L’Ordre de médecins de Catalogne lorsqu’il reçoit un signalement de « médecin malade » propose dans un premier temps au praticien d’adhérer de façon « volontaire mais induite » au programme PAIMM. Cela a été le cas pour 11 % des 2 000 médecins qui ont été pris en charge en Catalogne depuis le début du PAIMM (contre 84 % d’adhésion volontaire).
En cas de refus de soins volontaires
Reste le cas des médecins qui refusent l’aide proposée en dépit d’un signalement de patients ou de confrères à l’Ordre (5 % des médecins en difficulté). C’est pour eux qu’une initiative unique en Europe a été mise en place en Catalogne en 1998 : le contrat thérapeutique qui correspond à une injonction des soins par l’Ordre. La signature de ce contrat, qui implique le médecin, les soignants de la Fondation Galatea et le plus souvent l’Ordre et un soignant tuteur, n’est imposée que lorsqu’il existe un risque de mauvaise pratique du travail associé à un besoin thérapeutique qui est minimisé ou nié par le médecin. Il peut aussi être nécessaire en cas de rechute d’un médecin qui a suivi des soins sans contrainte dans un premier temps et chez certains médecins qui acceptent le programme mais dont le suivi pourrait être irrégulier.

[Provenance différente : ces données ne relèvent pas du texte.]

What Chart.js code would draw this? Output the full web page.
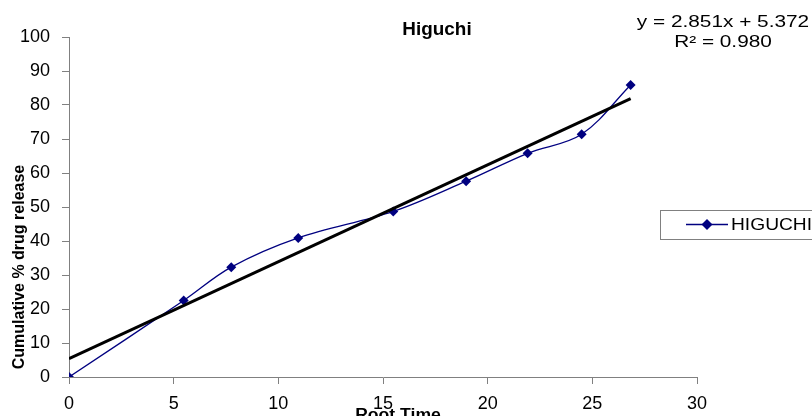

Les contrats thérapeutiques sont signés sur une durée de 6 mois à 1 an. Ils sont renouvelables éventuellement après évaluation de fin de contrat.
Au moment de la signature, le véritable nom du patient est utilisé et par la suite il sera suivi sous un pseudonyme afin de limiter les risques de défaut de confidentialité. Un rapport de suivi du contrat thérapeutique est complété régulièrement par les soignants et le tuteur. En cas d’inaccomplissement évident du contrat, l’Ordre peut procéder à une suspension du médecin.
172 contrats thérapeutiques pour un total de 88 médecins
Entre novembre 1998 et décembre 2013, 2 024 médecins malades ont été pris en charge. Sur ce nombre, 88 (4,34 %) ont signé un total de 172 contrats thérapeutiques (50 % uniques et 50 % multiples).
Les hommes étaient très surreprésentés (69 %), ainsi que la tranche d’âge 41-45 et 50-55 ans (51,4 % au total).
Avant de signer le contrat thérapeutique, un médecin n’avait plus le droit d’exercer, 41 étaient en congé maladie, 44 en exercice et 2 au chômage. Après le temps passé sous contrat, aucun médecin ne gardait d’interdiction d’exercer, 1 était en congé maladie, 69 étaient en exercice, 2 au chômage, 12 en invalidité et 2 avaient pris leur retraite. Un très faible nombre de médecins avait changé de région d’exercice.
Pour les contrats thérapeutiques les spécialités les plus représentées étaient la médecine générale (20 sur 88), la psychiatrie (11), l’anesthésie (10) la médecine interne (5) et la gynécologie (4).